- Q2FY13 sales of Rs.3086 crores came in higher than estimates, on higher revenues from short-term open access (included in transmission income), consultancy and telecom. Recurring EBITDA of Rs.2670 crores was also above forecasts on lower costs and higher sales.
- PAT grew close to 58% and came in higher than estimates on higher net other income and a lower tax rate.
- Against an aggressive FY13 target of Rs.20000 crores, Power Grid completed transmission projects of only Rs.6770 crores till now in H1FY13.
- A target of Rs.13230 crores for H2FY12 looks ambitious; therefore, project execution target set by the company for FY13 are not expected to be met.
- Our DCF-based target price of INR135 is based on projecting free cash flows for the next 15 years and assuming a terminal growth rate of 3% after that.

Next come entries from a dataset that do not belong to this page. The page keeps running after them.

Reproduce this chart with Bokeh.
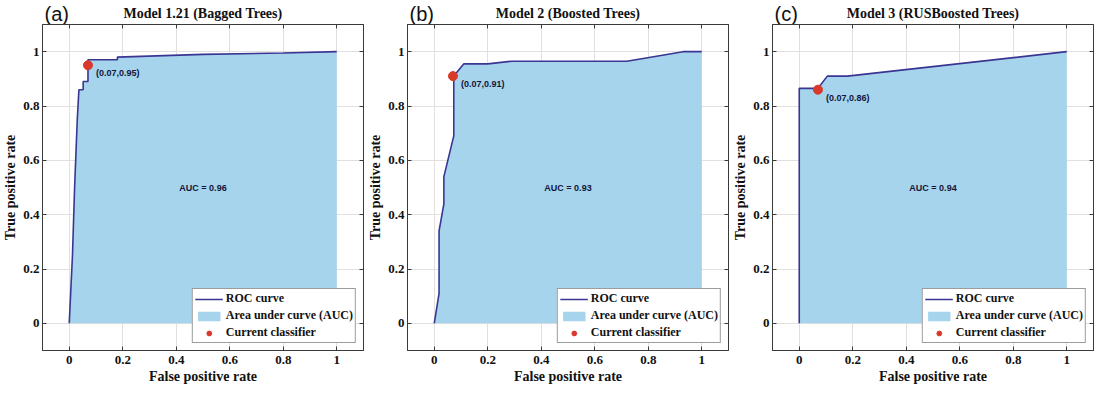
from bokeh.plotting import figure
from bokeh.layouts import row, column
from bokeh.models import Legend, LegendItem, Range1d, LinearAxis
from bokeh.core.properties import value
from bokeh.embed import file_html
from bokeh.resources import INLINE

# ---------------- data ----------------
panel_tags = ["(a)", "(b)", "(c)"]
titles = ["Model 1.21 (Bagged Trees)", "Model 2 (Boosted Trees)", "Model 3 (RUSBoosted Trees)"]

fpr_a = [0, 0.012, 0.02, 0.03, 0.036, 0.052, 0.052, 0.07, 0.07, 0.18, 0.18, 0.5, 0.8, 1.0]
tpr_a = [0, 0.25, 0.5, 0.75, 0.86, 0.86, 0.89, 0.89, 0.97, 0.97, 0.98, 0.99, 0.995, 1.0]

fpr_b = [0, 0.018, 0.018, 0.036, 0.036, 0.073, 0.073, 0.11, 0.2, 0.29, 0.72, 0.93, 1.0]
tpr_b = [0, 0.11, 0.34, 0.44, 0.54, 0.69, 0.91, 0.955, 0.955, 0.965, 0.965, 1.0, 1.0]

fpr_c = [0, 0, 0.07, 0.105, 0.18, 1.0]
tpr_c = [0, 0.865, 0.865, 0.91, 0.91, 1.0]

auc_values = [0.96, 0.93, 0.94]
op_fpr = [0.07, 0.07, 0.07]
op_tpr = [0.95, 0.91, 0.86]

ticks = [0, 0.2, 0.4, 0.6, 0.8, 1]
tick_labels = ["0", "0.2", "0.4", "0.6", "0.8", "1"]

curves = [(fpr_a, tpr_a), (fpr_b, tpr_b), (fpr_c, tpr_c)]

# ---------------- style ----------------
SERIF = "Liberation Serif"
SANS = "Liberation Sans"
LINE_C = "#3a3592"
FILL_C = "#a6d4ec"
DOT_C = "#d8392b"
FRAME_C = "#3a3a3a"
W = 365
LEFT = 40
RIGHT = 2
HEAD_H = 24

panels = []
for i in range(3):
    fpr, tpr = curves[i]

    # header strip holding the panel tag and the title, aligned with the plot frame
    h = figure(width=W, height=HEAD_H, x_range=Range1d(-0.1, 1.1), y_range=Range1d(0, 1),
               output_backend="svg", toolbar_location=None,
               min_border_left=LEFT, min_border_right=RIGHT, min_border_top=0, min_border_bottom=0)
    h.axis.visible = False
    h.grid.visible = False
    h.outline_line_color = None
    h.text(x=[-0.1], y=[0], text=[panel_tags[i]], x_offset=2, y_offset=0,
           text_align="left", text_baseline="bottom",
           text_font=value(SANS), text_font_size="20px", text_color="#111111")
    h.text(x=[0.5], y=[0.45], text=[titles[i]], text_align="center", text_baseline="middle",
           text_font=value(SERIF), text_font_style="bold", text_font_size="14px", text_color="#111111")

    p = figure(width=W, height=386 - HEAD_H, x_range=Range1d(-0.1, 1.1), y_range=Range1d(-0.1, 1.1),
               output_backend="svg", toolbar_location=None,
               min_border_left=LEFT, min_border_right=RIGHT, min_border_top=0, min_border_bottom=30)
    xa = p.xaxis[0]
    ya = p.yaxis[0]

    for ax in (xa, ya):
        ax.ticker = ticks
        ax.major_label_overrides = {t: s for t, s in zip(ticks, tick_labels)}
        ax.major_label_text_font = SERIF
        ax.major_label_text_font_style = "bold"
        ax.major_label_text_font_size = "13px"
        ax.major_label_text_color = "#111111"
        ax.axis_label_text_font = SERIF
        ax.axis_label_text_font_style = "bold"
        ax.axis_label_text_font_size = "14px"
        ax.axis_label_text_color = "#111111"
        ax.major_tick_in = 4
        ax.major_tick_out = 0
        ax.minor_tick_line_color = None
        ax.axis_line_color = FRAME_C
        ax.major_tick_line_color = FRAME_C
    xa.axis_label = "False positive rate"
    ya.axis_label = "True positive rate"
    xa.major_label_standoff = 5
    xa.axis_label_standoff = 2
    ya.major_label_standoff = 3
    ya.axis_label_standoff = 2

    # MATLAB-style box ticks on the top and right edges (no labels)
    for side in ("above", "right"):
        p.add_layout(LinearAxis(ticker=ticks, major_label_overrides={t: "" for t in ticks},
                                major_label_standoff=0, major_label_text_font_size="1px",
                                major_tick_in=4, major_tick_out=0, minor_tick_line_color=None,
                                axis_line_color=FRAME_C, major_tick_line_color=FRAME_C), side)

    p.grid.grid_line_color = "#e4dfdf"
    p.grid.grid_line_width = 1
    p.outline_line_color = FRAME_C
    p.outline_line_width = 1
    p.outline_line_alpha = 1

    area_r = p.varea(x=fpr, y1=[0] * len(fpr), y2=tpr, fill_color=FILL_C, fill_alpha=1)
    line_r = p.line(fpr, tpr, line_color=LINE_C, line_width=1.6)
    dot_r = p.scatter([op_fpr[i]], [op_tpr[i]], size=9, fill_color=DOT_C, line_color=DOT_C)

    p.text(x=[op_fpr[i]], y=[op_tpr[i]], text=[f"({op_fpr[i]:.2f},{op_tpr[i]:.2f})"],
           x_offset=8, y_offset=8, text_baseline="middle", text_align="left",
           text_font=value(SANS), text_font_style="bold", text_font_size="9px", text_color="#15153a")
    p.text(x=[0.5], y=[0.5], text=[f"AUC = {auc_values[i]:.2f}"],
           text_baseline="middle", text_align="center",
           text_font=value(SANS), text_font_style="bold", text_font_size="9px", text_color="#15153a")

    legend = Legend(items=[
        LegendItem(label="ROC curve", renderers=[line_r]),
        LegendItem(label="Area under curve (AUC)", renderers=[area_r]),
        LegendItem(label="Current classifier", renderers=[dot_r]),
    ], location="bottom_right")
    legend.label_text_font = SERIF
    legend.label_text_font_style = "bold"
    legend.label_text_font_size = "12px"
    legend.label_text_color = "#111111"
    legend.glyph_width = 28
    legend.glyph_height = 12
    legend.label_height = 12
    legend.label_standoff = 3
    legend.spacing = 2
    legend.padding = 2
    legend.margin = 7
    legend.border_line_color = FRAME_C
    legend.border_line_width = 1
    legend.background_fill_alpha = 1
    p.add_layout(legend)

    panels.append(column(h, p, spacing=0))

layout = row(*panels, spacing=0)
open("out.html", "w").write(file_html(layout, INLINE))
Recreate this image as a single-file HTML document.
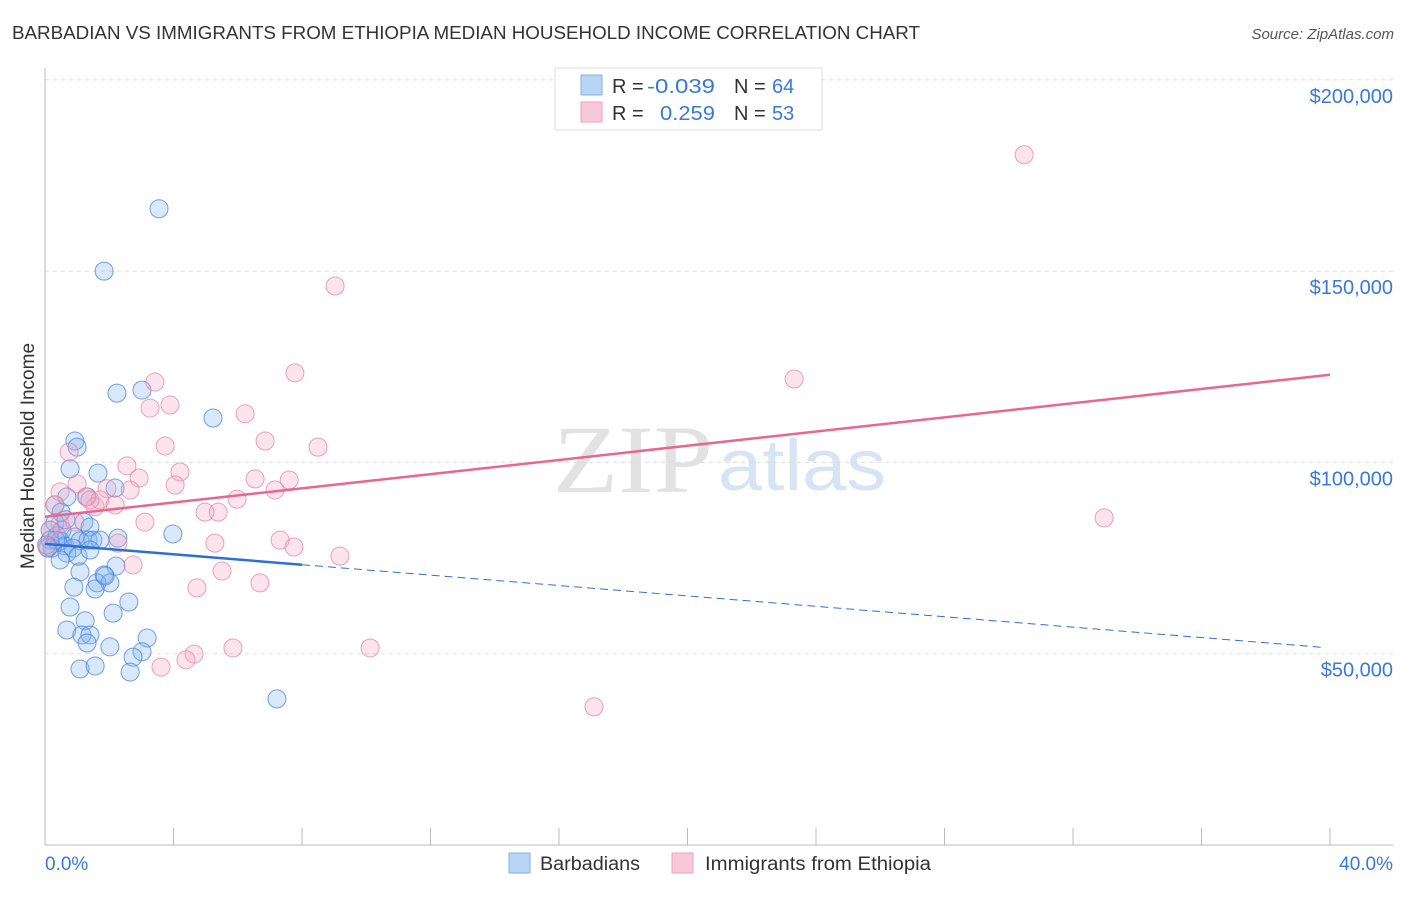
<!DOCTYPE html>
<html><head><meta charset="utf-8"><style>
body{margin:0;background:#fff;font-family:"Liberation Sans",sans-serif;}
</style></head><body>
<svg id="chart" width="1406" height="892" xmlns="http://www.w3.org/2000/svg">
<text x="12" y="39" font-size="18" fill="#333" textLength="908" lengthAdjust="spacingAndGlyphs">BARBADIAN VS IMMIGRANTS FROM ETHIOPIA MEDIAN HOUSEHOLD INCOME CORRELATION CHART</text>
<text x="1394" y="39" font-size="15" fill="#555" font-style="italic" text-anchor="end">Source: ZipAtlas.com</text>
<text x="553" y="492" font-size="96" fill="#e2e2e2" font-family="Liberation Serif" textLength="160" lengthAdjust="spacingAndGlyphs">ZIP</text>
<text x="718" y="490" font-size="72" fill="#d6e5f5" textLength="168" lengthAdjust="spacingAndGlyphs">atlas</text>
<g id="grid"></g>
<line x1="45" y1="68" x2="45" y2="845" stroke="#bbb"/>
<line x1="45" y1="845" x2="1393" y2="845" stroke="#bbb"/>
<g id="xticks"></g>
<text x="45" y="870" font-size="19" fill="#3a78d8">0.0%</text>
<text x="1393" y="870" font-size="19" fill="#3a78d8" text-anchor="end">40.0%</text>
<text transform="translate(34,456) rotate(-90)" font-size="19" fill="#333" text-anchor="middle">Median Household Income</text>
<g id="pts"></g>
<g id="trend"></g>
<g>
<rect x="555" y="68" width="267" height="62" fill="#fff" stroke="#ddd"/>
<rect x="581" y="75" width="21" height="20" fill="#b8d4f5" stroke="#80b0e8"/>
<rect x="581" y="102" width="21" height="20" fill="#f8c8d8" stroke="#f0a0bc"/>
<text x="612" y="93" font-size="20" fill="#333">R =</text>
<text x="647" y="93" font-size="20" fill="#3a78d8" textLength="68" lengthAdjust="spacingAndGlyphs">-0.039</text>
<text x="734" y="93" font-size="20" fill="#333">N =</text>
<text x="772" y="93" font-size="20" fill="#3a78d8">64</text>
<text x="612" y="120" font-size="20" fill="#333">R =</text>
<text x="660" y="120" font-size="20" fill="#3a78d8" textLength="55" lengthAdjust="spacingAndGlyphs">0.259</text>
<text x="734" y="120" font-size="20" fill="#333">N =</text>
<text x="772" y="120" font-size="20" fill="#3a78d8">53</text>
</g>
<g>
<rect x="509" y="853" width="21" height="20" fill="#b8d4f5" stroke="#80b0e8"/>
<text x="540" y="870" font-size="19" fill="#333" textLength="100" lengthAdjust="spacingAndGlyphs">Barbadians</text>
<rect x="672" y="853" width="21" height="20" fill="#f8c8d8" stroke="#f0a0bc"/>
<text x="705" y="870" font-size="19" fill="#333" textLength="226" lengthAdjust="spacingAndGlyphs">Immigrants from Ethiopia</text>
</g>
</svg>
<script>
const yTicks=[50000,100000,150000,200000];
const yTickLabels=["$50,000","$100,000","$150,000","$200,000"];
const xTicks=[0,4,8,12,16,20,24,28,32,36,40];
const blueX=[3.55,1.84,2.24,3.02,5.23,0.93,1.00,0.78,1.65,2.18,0.68,0.31,0.50,1.31,1.21,1.40,0.31,0.16,0.37,0.47,0.62,0.22,0.93,1.09,1.34,1.49,2.27,3.98,0.68,0.87,2.21,1.09,1.84,1.62,2.02,1.56,0.90,2.61,2.12,0.78,1.25,0.68,1.15,1.40,1.31,3.18,2.02,3.02,2.74,1.09,1.56,2.65,7.22,0.16,0.09,0.53,0.34,0.05,0.65,1.71,1.87,1.03,0.47,1.40];
const blueY=[166.3,150.0,118.1,118.9,111.6,105.6,104.0,98.3,97.2,93.3,91.0,88.9,87.0,91.0,84.4,83.1,84.2,82.3,80.8,79.5,78.2,77.6,80.5,79.5,79.7,79.7,80.2,81.3,76.3,77.6,72.9,71.4,70.6,68.5,68.5,66.9,67.4,63.5,60.6,62.2,58.6,56.2,54.9,54.9,52.8,54.1,51.8,50.5,49.1,46.0,46.8,45.2,38.2,79.7,77.6,82.3,79.7,78.4,85.0,79.7,70.3,75.5,74.5,77.1];
const pinkX=[30.48,9.03,7.78,23.32,3.42,3.27,3.89,6.23,6.85,3.74,8.50,0.75,2.55,4.20,1.00,4.05,2.93,6.54,1.93,5.98,7.16,7.60,1.28,0.47,1.71,2.18,4.98,5.39,0.31,32.97,3.11,0.47,0.16,2.27,5.29,7.32,7.75,9.18,2.74,5.51,6.69,4.73,5.85,4.64,4.39,3.61,10.12,17.09,0.06,0.93,1.56,1.40,2.65];
const pinkY=[180.4,146.1,123.4,121.8,121.0,114.2,115.0,112.7,105.6,104.3,104.0,102.7,99.1,97.5,94.4,94.1,95.9,95.7,93.1,90.4,92.8,95.4,91.0,92.3,90.2,88.9,87.0,87.0,88.9,85.5,84.4,83.9,82.3,78.9,78.9,79.7,77.9,75.5,73.2,71.6,68.5,67.2,51.5,49.9,48.4,46.5,51.5,36.1,77.9,84.4,88.4,90.2,92.8];
const blueTrend=[78.7,51.5];
const pinkTrend=[85.8,122.9];
const NS="http://www.w3.org/2000/svg";
const sx=v=>45+v/40*1285;
const sy=v=>845-v/50000*191.3;
function mk(t,a){const e=document.createElementNS(NS,t);for(const k in a)e.setAttribute(k,a[k]);return e;}
const grid=document.getElementById('grid');
yTicks.forEach((t,i)=>{
 const l=mk('line',{x1:45,x2:1393,y1:sy(t),y2:sy(t),stroke:'#ddd','stroke-dasharray':'4,4'});
 
 
 grid.appendChild(l);
 const tx=mk('text',{x:1393,y:sy(t)+23,'font-size':20,fill:'#3a78d8','text-anchor':'end'});
 tx.textContent=yTickLabels[i];
 
 
 grid.appendChild(tx);
});
const xt=document.getElementById('xticks');
xTicks.forEach(t=>{
 const l=mk('line',{x1:sx(t),x2:sx(t),y1:828,y2:845,stroke:'#bbb'});
 
 
 xt.appendChild(l);
});
const pts=document.getElementById('pts');
blueX.forEach((x,i)=>{
 const c=mk('circle',{cx:sx(x),cy:sy(blueY[i]*1000),r:9,fill:'rgba(130,178,238,0.3)',stroke:'rgba(70,130,220,0.75)','stroke-width':1});
 
 
 pts.appendChild(c);
});
pinkX.forEach((x,i)=>{
 const c=mk('circle',{cx:sx(x),cy:sy(pinkY[i]*1000),r:9,fill:'rgba(245,165,195,0.3)',stroke:'rgba(230,130,165,0.75)','stroke-width':1});
 
 
 pts.appendChild(c);
});
const tr=document.getElementById('trend');
const by=x=>blueTrend[0]+(blueTrend[1]-blueTrend[0])*x/40;
let l1=mk('line',{x1:sx(0),y1:sy(by(0)*1000),x2:sx(8),y2:sy(by(8)*1000),stroke:'#2d6fd6','stroke-width':2.5});


tr.appendChild(l1);
let l2=mk('line',{x1:sx(8),y1:sy(by(8)*1000),x2:sx(39.85),y2:sy(by(39.85)*1000),stroke:'#2d6fd6','stroke-width':1,'stroke-dasharray':'8,5'});


tr.appendChild(l2);
let l3=mk('line',{x1:sx(0),y1:sy(pinkTrend[0]*1000),x2:sx(40),y2:sy(pinkTrend[1]*1000),stroke:'#e8678f','stroke-width':2.5});


tr.appendChild(l3);
</script>
</body></html>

We assume a WACC of 9.3%.
- BUY rating is retained on the company, on account of its strong growth prospects and lower-risk profile, with a Target Price of Rs.135.
- Power Grid's stock has underperformed the Sensex by around 12% (Current Price at Rs.117) over the last three months on concerns about the government potentially divesting a part of its stake through a follow-on public offering.
- Key risks to Target Price: Higher capex, Execution delays and equity dilution plans.